Guideline 1.7 states that a “single card-based means of payment cannot accommodate simultaneously payment instruments within the scope of PSD2 and specific payment instruments within the scope of Article 3(k) of PSD2”. According to the EBA, combining regulated and non-regulated payment instruments in a single card-based means of payment would make it difficult for the users of the instrument to delineate between the two, understand which instrument they will be using and what protection is offered by each payment instrument. However, the EBA guidelines do not consider the possibility of mandating enhancements to customer disclosures to ensure customers better understand the protections being offered by each payment instrument.
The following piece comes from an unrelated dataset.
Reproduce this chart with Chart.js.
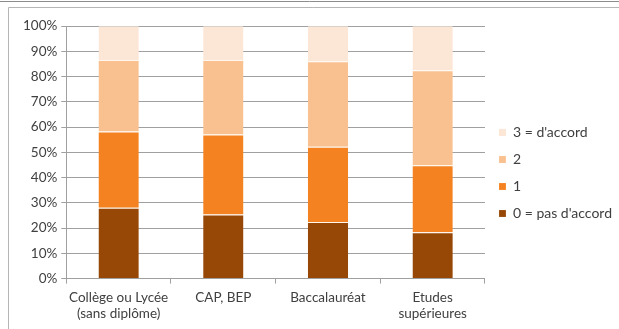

In addition, they do not make any distinction in the case of a single card-based means of payment combining regulated and unregulated payment instruments where the regulated and unregulated legs of the transaction are clearly distinct and differentiated (in substance and in terms of the information provided to users). The EBA’s proposal is not a proportionate means of securing appropriate consumer protection. The EBA should consider the different structures that single card-based means of payment may incorporate and provide relevant guidance to firms. Otherwise, such a guideline will likely stifle innovation in this space.
Guideline 2.2 grants Competent Authorities the ability to consider “complementary optional indicators” as to whether a payment instrument is only being used within a “limited network of service providers.” These optional indicators include “the volume and value of payment transactions envisaged to be carried out with the payment instruments on an annual basis”, the “envisaged maximum amount to be credited on the payment instruments” and “the envisaged maximum number of users of the payment instruments”. While we welcome the EBA’s view that a common brand is an important criterion in determining whether a network should be considered limited, we believe that including “additional indicators” regarding the volume and value of payment transactions, the maximum number of users and the maximum amount to be credited to the payment instrument may lead to inconsistent standards across the EEA, stifling innovation and creating an uneven playing field and legal uncertainty. If an issuer qualifies for the LNE because the instrument may only be used within a limited network of service providers, it does not follow that the LNE should cease to apply purely because the instrument proves popular with consumers. This restriction would penalise growth per se, which is economically counterproductive.
Guideline 3 limits the meaning of “premises” to physical locations. Restricting the meaning of “premises” in this way is regressive and does not acknowledge the prevalence and necessity to consumers of online stores. This interpretation, has the potential to create a (unjustified) discrimination between brick-and-mortar and online stores. In paragraph 42, the EBA states that service providers that intend to offer goods and/or services online are not prevented from benefitting instead from a different exclusion under Article 3(k) of PSD2. However, there does not seem to be any valid reason to afford ecommerce merchants fewer opportunities to qualify for the LNE than brick-and-mortar businesses (such as large supermarkets).
The rationale of the limited range exemption remains rather unclear. Does the law tolerate the LRE because they pose a limited AML risk, or the issues require less regulatory supervision, or the users of those products need less protection? We think that a well-defined rationale will enable better decisions on whether the LRE applies or not. The chosen approach to determine the functional connection of a limited range of goods and services not by their functionality (e.g. everything that dresses a person) but by one (leading) product only leads to a uniform interpretation if it is clarified that the leading product can be a product category and not only a single product. For instance, if the leading products are sweatshirts, would trousers be ancillary (because then the person is dressed from head to toe) or t-shirts (because they may be worn beneath a sweatshirt)? If the common denominator is chosen as a category (e.g. clothing), it will be much easier to come to a uniform interpretation across all member states.
Further, we believe that it should also be taken into account not so much the number of user or the payment volume but the risk of AML in that industry and the protection awarded to customers. For instance, if the limited range of goods and services carries only a low risk with respect to AML, then this should be a stronger indicator than the payment volume. Also, if the customer is provided with sufficient protection (expiry date of unregulated payment instrument no shorter than statutory period of limitation) and effective customer complaint processes, then this should be an indicator for allowing such a payment instrument as an unregulated product.
Guideline 7 suggests that payments instruments for tax and social purposes should not be required to fulfil the requirements applying to limited networks or limited range products. This might impact payment instruments issued as “tax-exempt benefits in kind” (also so-called “44-euro exemption” in Germany).
The German Federal Ministry of Finance actually indicate that only products issued in a limited network or as limited-range products are to be recognized as tax-exempt benefits in kind. It is unclear how this reconciled with the EBA’s draft Guideline 7. Member states have tax sovereignty with regard to income tax. However, the legislator has referred to the ZAG exemption in Section 8 Para. 1 sentence 3 of the German Income Tax Act. It would be appropriate to clarify the point to prevent any conflicting application of this requirement and reconcile supervisory application and tax law terms.